Most Acadians who had escaped the deportation and subsequently fought in the resistance were captured after the Battle of Restigouche and lived as "banditti" and "ruffians turned pirates" on the fringes of remote parts of New Brunswick and Nova Scotia until captured by Captain Roderick McKenzie, some that remained or returned clandestinely did not sign Oaths until the 1800s, after the American Revolution, as a by-product of acquiring land legally.

== Deputies ==
In 1720, six French Representatives were chosen by the inhabitants as Deputies. Prudent Robicheaux (Robichaud), Alexander Robicheaux, Nicholas Gautier, Bernard Godets, Charles Landry, and Pier Godete were elected. Prudent Robicheaux and Nicholas Gautier were denied by Council. Deputies of the Annapolis River region were chosen by the Acadians and approved by the English, in May, 1720; "whose duties it should be to promulgate the orders and proclamations of the government, and to see that their [English] directions were carried into execution."

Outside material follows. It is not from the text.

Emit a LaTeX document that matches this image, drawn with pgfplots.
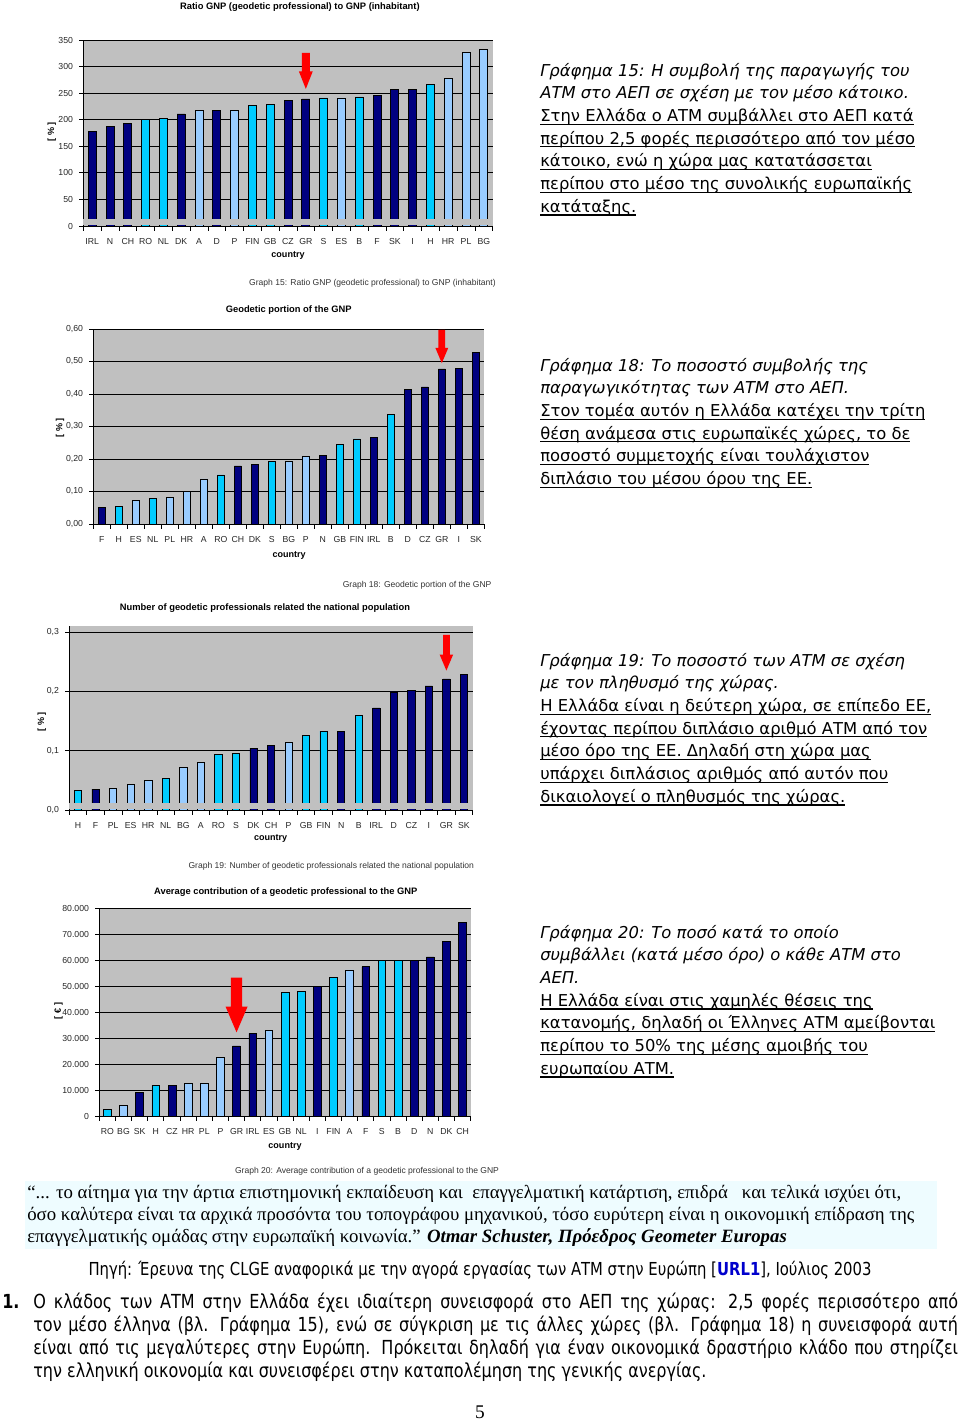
\documentclass[border=0pt]{standalone}
\usepackage{fontspec}
\setmainfont{DejaVu Sans}
\newfontfamily\arialf{Liberation Sans}
\newfontfamily\timesf{Liberation Serif}
\newfontfamily\tahomaf[FakeStretch=0.92]{DejaVu Sans Condensed}
\usepackage{pgfplots}
\pgfplotsset{compat=1.18}
\definecolor{navyb}{HTML}{000080}
\definecolor{cyanb}{HTML}{00CCFF}
\definecolor{lightb}{HTML}{99CCFF}
\definecolor{plotgray}{HTML}{C0C0C0}
\definecolor{arrowred}{HTML}{FF0000}
\definecolor{quotebg}{HTML}{EEFCFF}
\definecolor{urlblue}{HTML}{0000CC}
\newcommand\ul[1]{\setbox0=\hbox{#1}\rlap{\rule[-2.1pt]{\wd0}{0.7pt}}\box0}
\newcommand\redarrow[6]{%
  \fill[arrowred] ([xshift=-#5]axis cs:#1,#2) -- ([xshift=#5]axis cs:#1,#2) -- ([xshift=#5]axis cs:#1,#3) -- ([xshift=#6]axis cs:#1,#3) -- (axis cs:#1,#4) -- ([xshift=-#6]axis cs:#1,#3) -- ([xshift=-#5]axis cs:#1,#3) -- cycle;}
\pgfplotsset{
  gchart/.style={
    scale only axis, anchor=south west,
    xmin=-0.5, xmax=22.5,
    axis background/.style={fill=plotgray},
    axis x line*=bottom, axis y line*=left,
    axis line style={-, black, line width=0.6pt},
    ymajorgrids, grid style={black, line width=0.5pt},
    tick align=outside,
    xtick={0,...,22},
    minor xtick={-0.5,0.5,...,22.5},
    major x tick style={draw=none},
    minor x tick style={black, line width=0.5pt},
    minor tick length=3pt,
    major tick length=2.5pt,
    y tick style={black, line width=0.5pt},
    scaled y ticks=false,
    tick label style={font=\arialf\fontsize{5.4}{6}\selectfont, text=black!85},
    xticklabel style={anchor=center, yshift=-7pt},
    yticklabel style={anchor=east, inner sep=0pt, xshift=-3.7pt},
    title style={font=\arialf\bfseries\fontsize{5.8}{7}\selectfont, anchor=center, yshift=-6.5pt},
    xlabel style={font=\arialf\bfseries\fontsize{5.6}{7}\selectfont, anchor=center},
    ylabel style={font=\arialf\bfseries\fontsize{5.6}{7}\selectfont, anchor=center},
    xlabel=country,
    clip=false,
  },
  dbar/.style={ybar, bar shift=0pt, fill=navyb, draw=black, line width=0.4pt},
  cbar/.style={ybar, bar shift=0pt, fill=cyanb, draw=black, line width=0.4pt},
  lbar/.style={ybar, bar shift=0pt, fill=lightb, draw=black, line width=0.4pt},
}
\tikzset{capt/.style={anchor=east, inner sep=0pt, font=\arialf\fontsize{5.3}{6}\selectfont, text=black!80}}
\begin{document}
\begin{tikzpicture}[x=0.62pt, y=-0.62pt]
\path[use as bounding box] (0,0) rectangle (960,1422);

% ---------------- Chart 15
\begin{axis}[gchart, at={(51.65pt,-140.12pt)}, width=253.83pt, height=115.32pt,
  ymin=0, ymax=350, ytick={0,50,100,150,200,250,300,350},
  yticklabels={0,50,100,150,200,250,300,350},
  xticklabels={IRL,N,CH,RO,NL,DK,A,D,P,FIN,GB,CZ,GR,S,ES,B,F,SK,I,H,HR,PL,BG},
  title={Ratio GNP (geodetic professional) to GNP (inhabitant)},
  title style={at={(axis description cs:0.529,1.183)}},
  xlabel style={at={(axis description cs:0.5,-0.156)}},
  ylabel={[ \% ]}, ylabel style={at={(axis description cs:-0.077,0.507)}}]
\addplot[dbar, bar width=4.96pt] coordinates {(0,178) (1,188) (2,193) (5,211) (7,218) (11,237) (12,239) (16,246) (17,257) (18,257)};
\addplot[cbar, bar width=4.96pt] coordinates {(3,200) (4,202) (9,227) (10,229) (13,241) (15,243) (19,267)};
\addplot[lbar, bar width=4.96pt] coordinates {(6,218) (8,218) (14,241) (20,277) (21,326) (22,332)};
\fill[plotgray] ([yshift=0.4pt]axis cs:-0.5,0) rectangle (axis cs:22.5,12.6);
\redarrow{12}{326}{291}{258}{2.5pt}{4.3pt}
\node[capt] at (axis description cs:1.008,-0.308) {Graph 15: Ratio GNP (geodetic professional) to GNP (inhabitant)};
\end{axis}

% ---------------- Chart 18
\begin{axis}[gchart, at={(57.85pt,-324.88pt)}, width=242.42pt, height=120.9pt,
  ymin=0, ymax=0.6, ytick={0,0.1,0.2,0.3,0.4,0.5,0.6},
  yticklabels={{0,00},{0,10},{0,20},{0,30},{0,40},{0,50},{0,60}},
  xticklabels={F,H,ES,NL,PL,HR,A,RO,CH,DK,S,BG,P,N,GB,FIN,IRL,B,D,CZ,GR,I,SK},
  title={Geodetic portion of the GNP},
  title style={at={(axis description cs:0.4997,1.101)}},
  xlabel style={at={(axis description cs:0.501,-0.159)}},
  ylabel={[ \% ]}, ylabel style={at={(axis description cs:-0.0852,0.494)}}]
\addplot[dbar, bar width=4.4pt] coordinates {(0,0.051) (8,0.179) (9,0.183) (13,0.211) (16,0.267) (18,0.414) (19,0.422) (20,0.477) (21,0.479) (22,0.529)};
\addplot[cbar, bar width=4.4pt] coordinates {(1,0.054) (3,0.079) (7,0.151) (10,0.192) (14,0.245) (15,0.262) (17,0.338)};
\addplot[lbar, bar width=4.4pt] coordinates {(2,0.073) (4,0.081) (5,0.100) (6,0.139) (11,0.192) (12,0.208)};
\redarrow{20}{0.597}{0.542}{0.495}{2.1pt}{4pt}
\node[capt] at (axis description cs:1.019,-0.316) {Graph 18: Geodetic portion of the GNP};
\end{axis}

% ---------------- Chart 19
\begin{axis}[gchart, at={(42.97pt,-502.2pt)}, width=250.1pt, height=114.27pt,
  ymin=0, ymax=0.3106, ytick={0,0.1,0.2,0.3},
  yticklabels={{0,0},{0,1},{0,2},{0,3}},
  xticklabels={H,F,PL,ES,HR,NL,BG,A,RO,S,DK,CH,P,GB,FIN,N,B,IRL,D,CZ,I,GR,SK},
  title={Number of geodetic professionals related the national population},
  title style={at={(axis description cs:0.485,1.100)}},
  xlabel style={at={(axis description cs:0.499,-0.156)}},
  ylabel={[ \% ]}, ylabel style={at={(axis description cs:-0.0684,0.479)}}]
\addplot[dbar, bar width=4.5pt] coordinates {(1,0.035) (10,0.104) (11,0.109) (15,0.133) (17,0.172) (18,0.199) (19,0.201) (20,0.209) (21,0.221) (22,0.229)};
\addplot[cbar, bar width=4.5pt] coordinates {(0,0.033) (5,0.053) (8,0.094) (9,0.096) (13,0.126) (14,0.133) (16,0.160)};
\addplot[lbar, bar width=4.5pt] coordinates {(2,0.037) (3,0.043) (4,0.050) (6,0.072) (7,0.080) (12,0.114)};
\fill[plotgray] ([yshift=0.4pt]axis cs:-0.5,0) rectangle (axis cs:22.5,0.0113);
\redarrow{21}{0.295}{0.262}{0.235}{2.1pt}{4.2pt}
\node[capt] at (axis description cs:1.004,-0.308) {Graph 19: Number of geodetic professionals related the national population};
\end{axis}

% ---------------- Chart 20
\begin{axis}[gchart, at={(61.57pt,-691.92pt)}, width=230.27pt, height=128.96pt,
  ymin=0, ymax=80000, ytick={0,10000,20000,30000,40000,50000,60000,70000,80000},
  yticklabels={0,10.000,20.000,30.000,40.000,50.000,60.000,70.000,80.000},
  xticklabels={RO,BG,SK,H,CZ,HR,PL,P,GR,IRL,ES,GB,NL,I,FIN,A,F,S,B,D,N,DK,CH},
  title={Average contribution of a geodetic professional to the GNP},
  title style={at={(axis description cs:0.502,1.082)}},
  xlabel style={at={(axis description cs:0.5,-0.1476)}},
  ylabel={[ € ]}, ylabel style={at={(axis description cs:-0.110,0.505)}}]
\addplot[dbar, bar width=4.8pt] coordinates {(2,9200) (4,11800) (8,27000) (9,31800) (13,49800) (16,57400) (19,60000) (20,61200) (21,67200) (22,74500)};
\addplot[cbar, bar width=4.8pt] coordinates {(0,2500) (3,11800) (11,47400) (12,48000) (14,53300) (17,59900) (18,59900)};
\addplot[lbar, bar width=4.8pt] coordinates {(1,4000) (5,12600) (6,12600) (7,22600) (10,33000) (15,56200)};
\redarrow{8}{53190}{42040}{32190}{3.5pt}{6.8pt}
\node[capt] at (axis description cs:1.077,-0.268) {Graph 20: Average contribution of a geodetic professional to the GNP};
\end{axis}

% ---------------- Right column texts
\begin{scope}[every node/.style={anchor=base west, inner sep=0pt, font=\fontsize{10.15}{13}\selectfont}]
\node at (540,76.0) {\itshape Γράφημα 15: Η συμβολή της παραγωγής του};
\node at (540,98.7) {\itshape ΑΤΜ στο ΑΕΠ σε σχέση με τον μέσο κάτοικο.};
\node at (540,121.4) {\ul{Στην Ελλάδα ο ΑΤΜ συμβάλλει στο ΑΕΠ κατά}};
\node at (540,144.1) {\ul{περίπου 2,5 φορές περισσότερο από τον μέσο}};
\node at (540,166.8) {\ul{κάτοικο, ενώ η χώρα μας κατατάσσεται}};
\node at (540,189.5) {\ul{περίπου στο μέσο της συνολικής ευρωπαϊκής}};
\node at (540,212.2) {\ul{κατάταξης.}};

\node at (540,371.0) {\itshape Γράφημα 18: Το ποσοστό συμβολής της};
\node at (540,393.7) {\itshape παραγωγικότητας των ΑΤΜ στο ΑΕΠ.};
\node at (540,416.4) {\ul{Στον τομέα αυτόν η Ελλάδα κατέχει την τρίτη}};
\node at (540,439.1) {\ul{θέση ανάμεσα στις ευρωπαϊκές χώρες, το δε}};
\node at (540,461.8) {\ul{ποσοστό συμμετοχής είναι τουλάχιστον}};
\node at (540,484.5) {\ul{διπλάσιο του μέσου όρου της ΕΕ.}};

\node at (540,666.0) {\itshape Γράφημα 19: Το ποσοστό των ΑΤΜ σε σχέση};
\node at (540,688.7) {\itshape με τον πληθυσμό της χώρας.};
\node at (540,711.4) {\ul{Η Ελλάδα είναι η δεύτερη χώρα, σε επίπεδο ΕΕ,}};
\node at (540,734.1) {\ul{έχοντας περίπου διπλάσιο αριθμό ΑΤΜ από τον}};
\node at (540,756.8) {\ul{μέσο όρο της ΕΕ. Δηλαδή στη χώρα μας}};
\node at (540,779.5) {\ul{υπάρχει διπλάσιος αριθμός από αυτόν που}};
\node at (540,802.2) {\ul{δικαιολογεί ο πληθυσμός της χώρας.}};

\node at (540,938.0) {\itshape Γράφημα 20: Το ποσό κατά το οποίο};
\node at (540,960.7) {\itshape συμβάλλει (κατά μέσο όρο) ο κάθε ΑΤΜ στο};
\node at (540,983.4) {\itshape ΑΕΠ.};
\node at (540,1006.1) {\ul{Η Ελλάδα είναι στις χαμηλές θέσεις της}};
\node at (540,1028.8) {\ul{κατανομής, δηλαδή οι Έλληνες ΑΤΜ αμείβονται}};
\node at (540,1051.5) {\ul{περίπου το 50\% της μέσης αμοιβής του}};
\node at (540,1074.2) {\ul{ευρωπαίου ΑΤΜ.}};
\end{scope}

% ---------------- Quote box
\fill[quotebg] (25,1181) rectangle (937,1249);
\begin{scope}[every node/.style={anchor=base west, inner sep=0pt, font=\timesf\fontsize{11.65}{14}\selectfont}]
\node at (27,1198) {“... το αίτημα για την άρτια επιστημονική εκπαίδευση και\ \ επαγγελματική κατάρτιση, επιδρά\ \ \ και τελικά ισχύει ότι,};
\node at (27,1220) {όσο καλύτερα είναι τα αρχικά προσόντα του τοπογράφου μηχανικού, τόσο ευρύτερη είναι η οικονομική επίδραση της};
\node at (27,1242) {επαγγελματικής ομάδας στην ευρωπαϊκή κοινωνία.” \textbf{\itshape Otmar Schuster, Πρόεδρος Geometer Europas}};
\end{scope}

% ---------------- Source line
\node[anchor=base, inner sep=0pt, font=\tahomaf\fontsize{11.1}{13}\selectfont] at (480,1275) {Πηγή: Έρευνα της CLGE αναφορικά με την αγορά εργασίας των ΑΤΜ στην Ευρώπη [\textcolor{urlblue}{\bfseries URL1}], Ιούλιος 2003};

% ---------------- Paragraph
\begin{scope}[every node/.style={anchor=base west, inner sep=0pt, font=\tahomaf\fontsize{12}{14}\selectfont}]
\node at (2,1308) {\bfseries 1.};
\node at (33,1308) {\makebox[573.5pt][s]{Ο κλάδος των ΑΤΜ στην Ελλάδα έχει ιδιαίτερη συνεισφορά στο ΑΕΠ της χώρας: 2,5 φορές περισσότερο από}};
\node at (33,1331) {\makebox[573.5pt][s]{τον μέσο έλληνα (βλ. Γράφημα 15), ενώ σε σύγκριση με τις άλλες χώρες (βλ. Γράφημα 18) η συνεισφορά αυτή}};
\node at (33,1354) {\makebox[573.5pt][s]{είναι από τις μεγαλύτερες στην Ευρώπη. Πρόκειται δηλαδή για έναν οικονομικά δραστήριο κλάδο που στηρίζει}};
\node at (33,1377) {την ελληνική οικονομία και συνεισφέρει στην καταπολέμηση της γενικής ανεργίας.};
\end{scope}

\node[anchor=base, inner sep=0pt, font=\timesf\fontsize{12}{14}\selectfont] at (480,1418) {5};
\end{tikzpicture}
\end{document}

In 1725, Charles Landry was a deputy.

In 1727, three deputies were Abraham Bourg, Charles Landry & Guillaume Bourgois.

In 1732, Nicholas Gautier, was one of the deputes.

In 1736 Joseph Godin and his brother-in-law, Michel Bergeron d'Amboise, went as deputies from the Saint John Acadians to the Annapolis Royal Council.

In 1736, Alexandre and Joseph Broussard were chosen as de facto Deputies to execute legal summons on behalf of the Governor as there were no Deputies in the Chippody (Chipoudy, Shepody) area.

In 1742, the two deputies of Grand Pré were Bujean and Bourg.

In 1745, Louis Robichaux (Robichau, Robeshaw) was a deputy for Annapolis.

In 1745, Jean Terriot and Jean Potier were deputies from Chignecto.

In 1748, the deputies in Piziquid were Abraham Landry and Jean Chienne; in Grand Pré there was Bern. Diagre, Mich'l LeBlanc, Fras. Boudrot and Paul Oquine; in River Canard there was John Terroit, Oliver Deglass, Jean Granger and Michael Richard.

In 1748, On the 18 October, o. s., the old and new deputies of Grand Pré presented themselves, before the governor and council at Annapolis. They had divided Grand Pré into districts, which was approved of; but as they had elected Martin au Coin, whose brother Paul was a known opponent of the government, and he suspected. The choice was annulled, and they were ordered to elect another in his place.